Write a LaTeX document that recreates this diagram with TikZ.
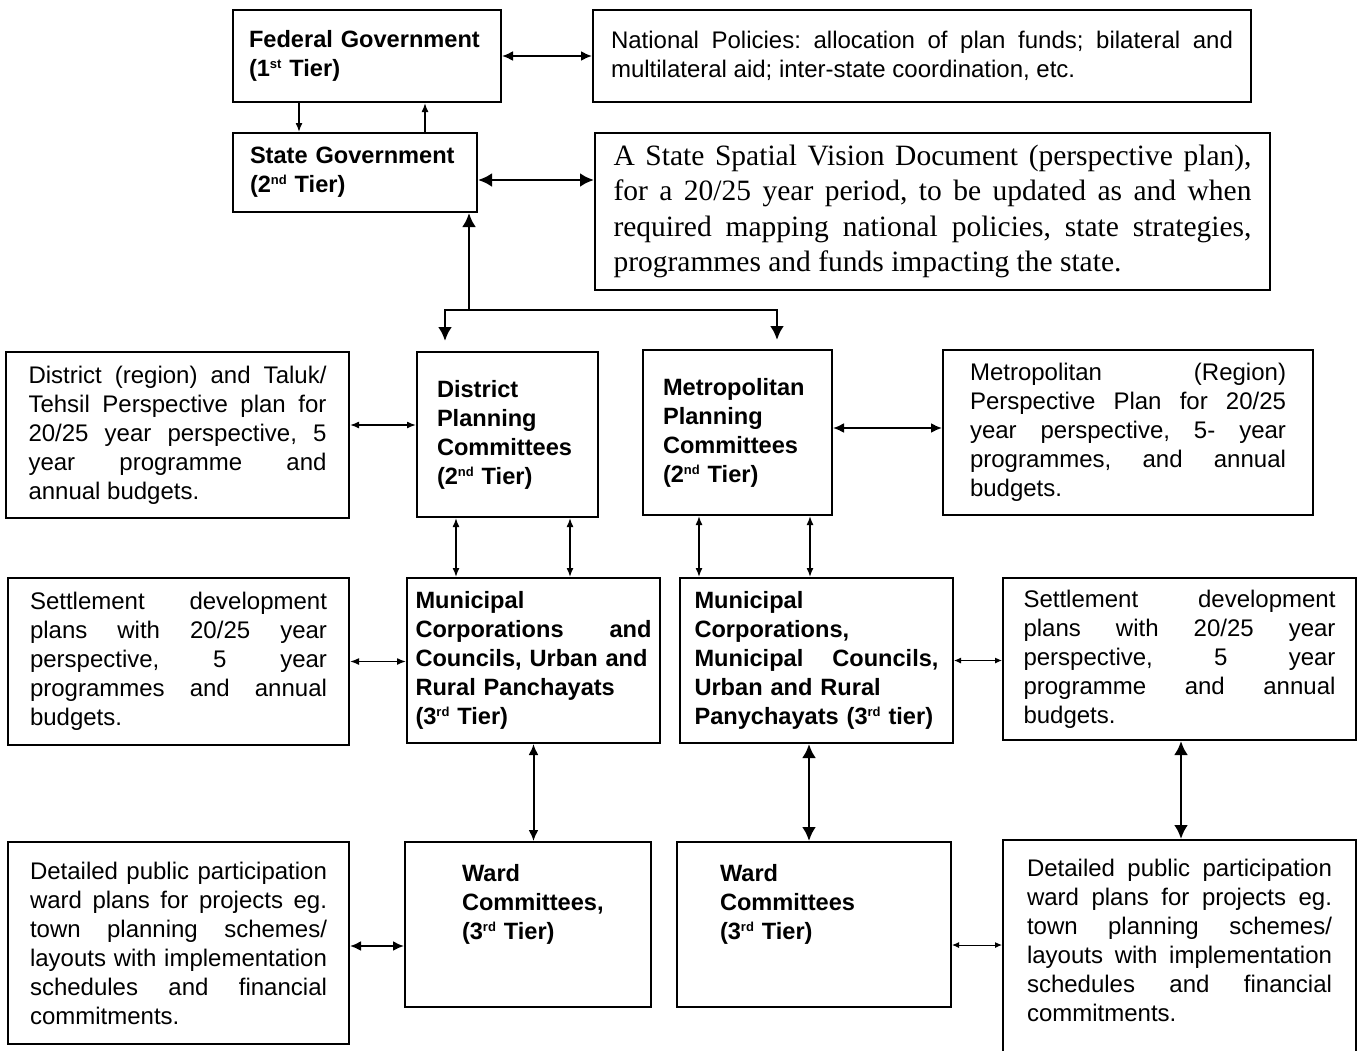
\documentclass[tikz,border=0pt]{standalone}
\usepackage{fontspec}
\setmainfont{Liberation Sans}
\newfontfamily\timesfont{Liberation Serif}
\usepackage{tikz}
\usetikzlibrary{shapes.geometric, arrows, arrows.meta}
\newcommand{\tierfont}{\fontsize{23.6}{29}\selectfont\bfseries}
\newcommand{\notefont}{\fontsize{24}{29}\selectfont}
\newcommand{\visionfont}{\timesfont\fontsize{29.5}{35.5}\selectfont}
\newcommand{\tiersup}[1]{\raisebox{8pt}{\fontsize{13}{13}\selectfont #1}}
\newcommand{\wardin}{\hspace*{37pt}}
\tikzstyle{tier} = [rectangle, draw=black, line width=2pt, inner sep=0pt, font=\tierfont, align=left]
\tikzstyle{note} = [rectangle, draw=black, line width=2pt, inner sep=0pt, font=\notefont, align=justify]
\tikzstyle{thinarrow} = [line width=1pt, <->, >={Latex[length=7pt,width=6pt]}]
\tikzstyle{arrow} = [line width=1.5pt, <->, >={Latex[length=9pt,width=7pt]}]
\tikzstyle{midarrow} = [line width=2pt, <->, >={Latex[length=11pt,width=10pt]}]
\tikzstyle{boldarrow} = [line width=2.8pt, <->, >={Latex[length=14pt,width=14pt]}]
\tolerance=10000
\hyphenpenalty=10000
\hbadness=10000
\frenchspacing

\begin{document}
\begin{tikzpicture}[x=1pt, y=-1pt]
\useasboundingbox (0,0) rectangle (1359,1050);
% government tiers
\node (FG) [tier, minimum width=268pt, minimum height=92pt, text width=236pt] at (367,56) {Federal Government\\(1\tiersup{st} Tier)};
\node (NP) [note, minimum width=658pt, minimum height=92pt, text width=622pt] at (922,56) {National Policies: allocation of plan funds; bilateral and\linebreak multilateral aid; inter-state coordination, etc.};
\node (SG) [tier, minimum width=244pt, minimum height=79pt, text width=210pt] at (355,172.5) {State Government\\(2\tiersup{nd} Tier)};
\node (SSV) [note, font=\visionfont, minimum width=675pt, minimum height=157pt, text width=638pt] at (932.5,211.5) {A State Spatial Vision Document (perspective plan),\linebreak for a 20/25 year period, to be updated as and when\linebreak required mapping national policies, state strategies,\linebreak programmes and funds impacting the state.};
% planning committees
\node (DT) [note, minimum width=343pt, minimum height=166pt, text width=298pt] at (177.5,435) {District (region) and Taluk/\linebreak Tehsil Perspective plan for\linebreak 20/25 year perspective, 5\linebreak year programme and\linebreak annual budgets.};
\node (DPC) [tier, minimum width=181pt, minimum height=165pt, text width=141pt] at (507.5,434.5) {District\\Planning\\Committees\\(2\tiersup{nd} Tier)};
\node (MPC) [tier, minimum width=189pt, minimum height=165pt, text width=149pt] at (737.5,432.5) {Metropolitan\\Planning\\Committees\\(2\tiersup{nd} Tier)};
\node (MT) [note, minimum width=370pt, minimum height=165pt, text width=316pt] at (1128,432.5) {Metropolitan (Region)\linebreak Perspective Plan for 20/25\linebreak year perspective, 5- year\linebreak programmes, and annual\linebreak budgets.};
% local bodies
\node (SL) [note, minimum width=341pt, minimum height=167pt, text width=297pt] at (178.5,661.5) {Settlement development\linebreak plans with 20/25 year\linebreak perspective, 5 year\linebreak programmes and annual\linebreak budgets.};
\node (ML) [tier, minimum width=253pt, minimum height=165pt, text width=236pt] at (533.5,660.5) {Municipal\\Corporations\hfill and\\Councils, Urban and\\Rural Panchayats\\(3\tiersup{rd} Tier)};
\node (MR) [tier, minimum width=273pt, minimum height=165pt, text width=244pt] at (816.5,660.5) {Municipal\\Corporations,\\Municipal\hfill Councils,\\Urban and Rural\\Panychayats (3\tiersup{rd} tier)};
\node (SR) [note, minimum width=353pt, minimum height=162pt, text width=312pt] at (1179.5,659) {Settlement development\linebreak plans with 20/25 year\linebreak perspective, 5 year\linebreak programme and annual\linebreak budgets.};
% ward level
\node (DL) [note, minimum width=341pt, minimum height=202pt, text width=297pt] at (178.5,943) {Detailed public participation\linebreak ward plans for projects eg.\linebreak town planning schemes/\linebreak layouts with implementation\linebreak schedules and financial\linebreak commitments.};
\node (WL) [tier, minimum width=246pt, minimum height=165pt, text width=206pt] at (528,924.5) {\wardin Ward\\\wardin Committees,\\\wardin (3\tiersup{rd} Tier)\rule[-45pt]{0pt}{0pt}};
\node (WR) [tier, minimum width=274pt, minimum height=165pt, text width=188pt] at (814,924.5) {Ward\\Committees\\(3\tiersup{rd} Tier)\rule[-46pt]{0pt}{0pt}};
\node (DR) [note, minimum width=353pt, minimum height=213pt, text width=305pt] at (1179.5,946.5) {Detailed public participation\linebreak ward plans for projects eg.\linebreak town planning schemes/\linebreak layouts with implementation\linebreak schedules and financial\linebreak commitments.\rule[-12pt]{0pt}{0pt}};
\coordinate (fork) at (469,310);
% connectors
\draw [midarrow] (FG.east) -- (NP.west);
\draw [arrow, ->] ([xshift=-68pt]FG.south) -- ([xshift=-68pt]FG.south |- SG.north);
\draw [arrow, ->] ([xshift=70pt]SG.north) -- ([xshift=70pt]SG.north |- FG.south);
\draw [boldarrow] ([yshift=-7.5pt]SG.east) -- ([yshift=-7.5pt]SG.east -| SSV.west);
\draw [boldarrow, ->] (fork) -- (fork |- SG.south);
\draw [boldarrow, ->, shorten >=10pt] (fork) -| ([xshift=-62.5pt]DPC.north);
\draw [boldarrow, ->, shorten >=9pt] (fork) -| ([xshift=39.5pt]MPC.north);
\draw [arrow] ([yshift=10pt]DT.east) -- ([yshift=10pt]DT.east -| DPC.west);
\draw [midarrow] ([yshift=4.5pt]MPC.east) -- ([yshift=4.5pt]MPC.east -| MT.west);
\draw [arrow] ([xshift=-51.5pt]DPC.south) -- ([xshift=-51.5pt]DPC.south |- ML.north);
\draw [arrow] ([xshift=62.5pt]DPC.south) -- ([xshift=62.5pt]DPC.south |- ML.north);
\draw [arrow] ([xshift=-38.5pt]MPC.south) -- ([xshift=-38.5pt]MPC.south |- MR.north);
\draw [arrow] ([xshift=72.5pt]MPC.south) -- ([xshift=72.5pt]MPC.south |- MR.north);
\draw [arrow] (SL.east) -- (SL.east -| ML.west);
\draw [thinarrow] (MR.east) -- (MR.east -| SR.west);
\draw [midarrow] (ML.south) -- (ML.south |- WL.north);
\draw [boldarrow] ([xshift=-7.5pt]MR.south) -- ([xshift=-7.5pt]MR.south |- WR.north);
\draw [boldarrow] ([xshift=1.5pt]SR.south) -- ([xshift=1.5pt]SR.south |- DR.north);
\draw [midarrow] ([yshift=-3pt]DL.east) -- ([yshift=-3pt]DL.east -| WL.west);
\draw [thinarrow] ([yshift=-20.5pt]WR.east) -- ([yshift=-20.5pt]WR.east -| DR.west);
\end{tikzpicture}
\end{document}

**Exercise:**
Write out every line above exactly as it is, leaving out the pictures.

**Output below:**
Write a LaTeX document that recreates this diagram with TikZ.
\documentclass[tikz,border=0pt]{standalone}
\usepackage{fontspec}
\setmainfont{Liberation Sans}
\newfontfamily\timesfont{Liberation Serif}
\usepackage{tikz}
\usetikzlibrary{shapes.geometric, arrows, arrows.meta}
\newcommand{\tierfont}{\fontsize{23.6}{29}\selectfont\bfseries}
\newcommand{\notefont}{\fontsize{24}{29}\selectfont}
\newcommand{\visionfont}{\timesfont\fontsize{29.5}{35.5}\selectfont}
\newcommand{\tiersup}[1]{\raisebox{8pt}{\fontsize{13}{13}\selectfont #1}}
\newcommand{\wardin}{\hspace*{37pt}}
\tikzstyle{tier} = [rectangle, draw=black, line width=2pt, inner sep=0pt, font=\tierfont, align=left]
\tikzstyle{note} = [rectangle, draw=black, line width=2pt, inner sep=0pt, font=\notefont, align=justify]
\tikzstyle{thinarrow} = [line width=1pt, <->, >={Latex[length=7pt,width=6pt]}]
\tikzstyle{arrow} = [line width=1.5pt, <->, >={Latex[length=9pt,width=7pt]}]
\tikzstyle{midarrow} = [line width=2pt, <->, >={Latex[length=11pt,width=10pt]}]
\tikzstyle{boldarrow} = [line width=2.8pt, <->, >={Latex[length=14pt,width=14pt]}]
\tolerance=10000
\hyphenpenalty=10000
\hbadness=10000
\frenchspacing

\begin{document}
\begin{tikzpicture}[x=1pt, y=-1pt]
\useasboundingbox (0,0) rectangle (1359,1050);
% government tiers
\node (FG) [tier, minimum width=268pt, minimum height=92pt, text width=236pt] at (367,56) {Federal Government\\(1\tiersup{st} Tier)};
\node (NP) [note, minimum width=658pt, minimum height=92pt, text width=622pt] at (922,56) {National Policies: allocation of plan funds; bilateral and\linebreak multilateral aid; inter-state coordination, etc.};
\node (SG) [tier, minimum width=244pt, minimum height=79pt, text width=210pt] at (355,172.5) {State Government\\(2\tiersup{nd} Tier)};
\node (SSV) [note, font=\visionfont, minimum width=675pt, minimum height=157pt, text width=638pt] at (932.5,211.5) {A State Spatial Vision Document (perspective plan),\linebreak for a 20/25 year period, to be updated as and when\linebreak required mapping national policies, state strategies,\linebreak programmes and funds impacting the state.};
% planning committees
\node (DT) [note, minimum width=343pt, minimum height=166pt, text width=298pt] at (177.5,435) {District (region) and Taluk/\linebreak Tehsil Perspective plan for\linebreak 20/25 year perspective, 5\linebreak year programme and\linebreak annual budgets.};
\node (DPC) [tier, minimum width=181pt, minimum height=165pt, text width=141pt] at (507.5,434.5) {District\\Planning\\Committees\\(2\tiersup{nd} Tier)};
\node (MPC) [tier, minimum width=189pt, minimum height=165pt, text width=149pt] at (737.5,432.5) {Metropolitan\\Planning\\Committees\\(2\tiersup{nd} Tier)};
\node (MT) [note, minimum width=370pt, minimum height=165pt, text width=316pt] at (1128,432.5) {Metropolitan (Region)\linebreak Perspective Plan for 20/25\linebreak year perspective, 5- year\linebreak programmes, and annual\linebreak budgets.};
% local bodies
\node (SL) [note, minimum width=341pt, minimum height=167pt, text width=297pt] at (178.5,661.5) {Settlement development\linebreak plans with 20/25 year\linebreak perspective, 5 year\linebreak programmes and annual\linebreak budgets.};
\node (ML) [tier, minimum width=253pt, minimum height=165pt, text width=236pt] at (533.5,660.5) {Municipal\\Corporations\hfill and\\Councils, Urban and\\Rural Panchayats\\(3\tiersup{rd} Tier)};
\node (MR) [tier, minimum width=273pt, minimum height=165pt, text width=244pt] at (816.5,660.5) {Municipal\\Corporations,\\Municipal\hfill Councils,\\Urban and Rural\\Panychayats (3\tiersup{rd} tier)};
\node (SR) [note, minimum width=353pt, minimum height=162pt, text width=312pt] at (1179.5,659) {Settlement development\linebreak plans with 20/25 year\linebreak perspective, 5 year\linebreak programme and annual\linebreak budgets.};
% ward level
\node (DL) [note, minimum width=341pt, minimum height=202pt, text width=297pt] at (178.5,943) {Detailed public participation\linebreak ward plans for projects eg.\linebreak town planning schemes/\linebreak layouts with implementation\linebreak schedules and financial\linebreak commitments.};
\node (WL) [tier, minimum width=246pt, minimum height=165pt, text width=206pt] at (528,924.5) {\wardin Ward\\\wardin Committees,\\\wardin (3\tiersup{rd} Tier)\rule[-45pt]{0pt}{0pt}};
\node (WR) [tier, minimum width=274pt, minimum height=165pt, text width=188pt] at (814,924.5) {Ward\\Committees\\(3\tiersup{rd} Tier)\rule[-46pt]{0pt}{0pt}};
\node (DR) [note, minimum width=353pt, minimum height=213pt, text width=305pt] at (1179.5,946.5) {Detailed public participation\linebreak ward plans for projects eg.\linebreak town planning schemes/\linebreak layouts with implementation\linebreak schedules and financial\linebreak commitments.\rule[-12pt]{0pt}{0pt}};
\coordinate (fork) at (469,310);
% connectors
\draw [midarrow] (FG.east) -- (NP.west);
\draw [arrow, ->] ([xshift=-68pt]FG.south) -- ([xshift=-68pt]FG.south |- SG.north);
\draw [arrow, ->] ([xshift=70pt]SG.north) -- ([xshift=70pt]SG.north |- FG.south);
\draw [boldarrow] ([yshift=-7.5pt]SG.east) -- ([yshift=-7.5pt]SG.east -| SSV.west);
\draw [boldarrow, ->] (fork) -- (fork |- SG.south);
\draw [boldarrow, ->, shorten >=10pt] (fork) -| ([xshift=-62.5pt]DPC.north);
\draw [boldarrow, ->, shorten >=9pt] (fork) -| ([xshift=39.5pt]MPC.north);
\draw [arrow] ([yshift=10pt]DT.east) -- ([yshift=10pt]DT.east -| DPC.west);
\draw [midarrow] ([yshift=4.5pt]MPC.east) -- ([yshift=4.5pt]MPC.east -| MT.west);
\draw [arrow] ([xshift=-51.5pt]DPC.south) -- ([xshift=-51.5pt]DPC.south |- ML.north);
\draw [arrow] ([xshift=62.5pt]DPC.south) -- ([xshift=62.5pt]DPC.south |- ML.north);
\draw [arrow] ([xshift=-38.5pt]MPC.south) -- ([xshift=-38.5pt]MPC.south |- MR.north);
\draw [arrow] ([xshift=72.5pt]MPC.south) -- ([xshift=72.5pt]MPC.south |- MR.north);
\draw [arrow] (SL.east) -- (SL.east -| ML.west);
\draw [thinarrow] (MR.east) -- (MR.east -| SR.west);
\draw [midarrow] (ML.south) -- (ML.south |- WL.north);
\draw [boldarrow] ([xshift=-7.5pt]MR.south) -- ([xshift=-7.5pt]MR.south |- WR.north);
\draw [boldarrow] ([xshift=1.5pt]SR.south) -- ([xshift=1.5pt]SR.south |- DR.north);
\draw [midarrow] ([yshift=-3pt]DL.east) -- ([yshift=-3pt]DL.east -| WL.west);
\draw [thinarrow] ([yshift=-20.5pt]WR.east) -- ([yshift=-20.5pt]WR.east -| DR.west);
\end{tikzpicture}
\end{document}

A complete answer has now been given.